Transcribe the material verbatim in full; the pictures do not belong in the copy.

+--

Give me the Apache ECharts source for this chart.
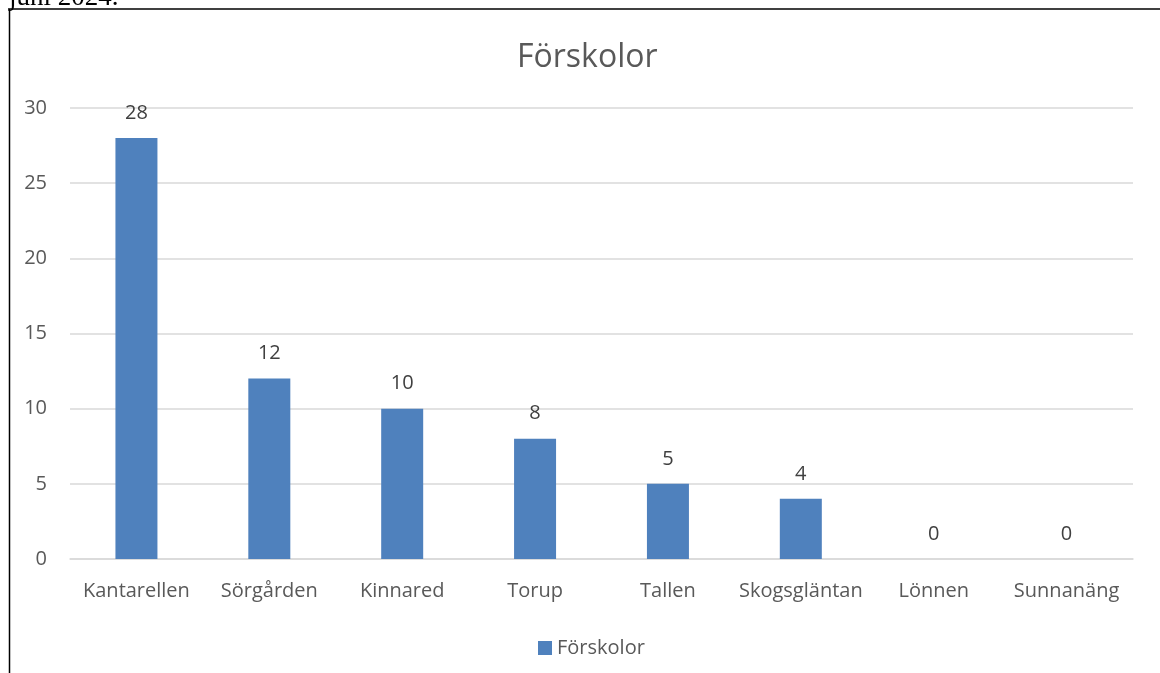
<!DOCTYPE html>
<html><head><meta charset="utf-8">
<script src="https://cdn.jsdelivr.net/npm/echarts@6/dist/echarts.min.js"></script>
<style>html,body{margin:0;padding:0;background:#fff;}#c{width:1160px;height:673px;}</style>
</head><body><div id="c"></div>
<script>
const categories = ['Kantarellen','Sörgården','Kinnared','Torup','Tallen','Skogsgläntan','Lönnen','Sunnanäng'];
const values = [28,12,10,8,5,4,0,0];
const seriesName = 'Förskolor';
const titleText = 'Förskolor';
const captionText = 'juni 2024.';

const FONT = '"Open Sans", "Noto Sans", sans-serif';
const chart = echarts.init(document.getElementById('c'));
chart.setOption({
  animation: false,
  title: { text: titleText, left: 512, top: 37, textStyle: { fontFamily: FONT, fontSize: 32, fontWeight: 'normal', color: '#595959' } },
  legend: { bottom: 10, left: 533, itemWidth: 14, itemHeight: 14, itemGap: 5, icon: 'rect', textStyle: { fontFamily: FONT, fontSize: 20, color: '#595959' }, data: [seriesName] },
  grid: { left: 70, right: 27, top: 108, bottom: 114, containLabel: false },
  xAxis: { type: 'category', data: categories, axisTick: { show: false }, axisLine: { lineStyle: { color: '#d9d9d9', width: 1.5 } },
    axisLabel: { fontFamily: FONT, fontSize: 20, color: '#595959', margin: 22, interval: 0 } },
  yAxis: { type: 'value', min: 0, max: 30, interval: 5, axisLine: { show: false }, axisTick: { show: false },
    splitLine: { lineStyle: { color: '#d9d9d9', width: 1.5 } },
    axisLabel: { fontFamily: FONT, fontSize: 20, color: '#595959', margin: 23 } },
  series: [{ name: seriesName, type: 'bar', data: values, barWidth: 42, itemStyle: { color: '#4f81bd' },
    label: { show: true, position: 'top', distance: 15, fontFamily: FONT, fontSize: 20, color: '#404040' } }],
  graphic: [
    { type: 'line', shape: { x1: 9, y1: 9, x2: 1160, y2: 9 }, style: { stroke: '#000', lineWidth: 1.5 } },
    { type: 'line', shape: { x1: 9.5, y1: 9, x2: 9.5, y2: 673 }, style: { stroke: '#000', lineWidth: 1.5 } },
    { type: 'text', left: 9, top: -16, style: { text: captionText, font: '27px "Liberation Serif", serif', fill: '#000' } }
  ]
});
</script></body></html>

+--

▸ FINISHED EXERCISE:
Give me the Apache ECharts source for this chart.
<!DOCTYPE html>
<html><head><meta charset="utf-8">
<script src="https://cdn.jsdelivr.net/npm/echarts@6/dist/echarts.min.js"></script>
<style>html,body{margin:0;padding:0;background:#fff;}#c{width:1160px;height:673px;}</style>
</head><body><div id="c"></div>
<script>
const categories = ['Kantarellen','Sörgården','Kinnared','Torup','Tallen','Skogsgläntan','Lönnen','Sunnanäng'];
const values = [28,12,10,8,5,4,0,0];
const seriesName = 'Förskolor';
const titleText = 'Förskolor';
const captionText = 'juni 2024.';

const FONT = '"Open Sans", "Noto Sans", sans-serif';
const chart = echarts.init(document.getElementById('c'));
chart.setOption({
  animation: false,
  title: { text: titleText, left: 512, top: 37, textStyle: { fontFamily: FONT, fontSize: 32, fontWeight: 'normal', color: '#595959' } },
  legend: { bottom: 10, left: 533, itemWidth: 14, itemHeight: 14, itemGap: 5, icon: 'rect', textStyle: { fontFamily: FONT, fontSize: 20, color: '#595959' }, data: [seriesName] },
  grid: { left: 70, right: 27, top: 108, bottom: 114, containLabel: false },
  xAxis: { type: 'category', data: categories, axisTick: { show: false }, axisLine: { lineStyle: { color: '#d9d9d9', width: 1.5 } },
    axisLabel: { fontFamily: FONT, fontSize: 20, color: '#595959', margin: 22, interval: 0 } },
  yAxis: { type: 'value', min: 0, max: 30, interval: 5, axisLine: { show: false }, axisTick: { show: false },
    splitLine: { lineStyle: { color: '#d9d9d9', width: 1.5 } },
    axisLabel: { fontFamily: FONT, fontSize: 20, color: '#595959', margin: 23 } },
  series: [{ name: seriesName, type: 'bar', data: values, barWidth: 42, itemStyle: { color: '#4f81bd' },
    label: { show: true, position: 'top', distance: 15, fontFamily: FONT, fontSize: 20, color: '#404040' } }],
  graphic: [
    { type: 'line', shape: { x1: 9, y1: 9, x2: 1160, y2: 9 }, style: { stroke: '#000', lineWidth: 1.5 } },
    { type: 'line', shape: { x1: 9.5, y1: 9, x2: 9.5, y2: 673 }, style: { stroke: '#000', lineWidth: 1.5 } },
    { type: 'text', left: 9, top: -16, style: { text: captionText, font: '27px "Liberation Serif", serif', fill: '#000' } }
  ]
});
</script></body></html>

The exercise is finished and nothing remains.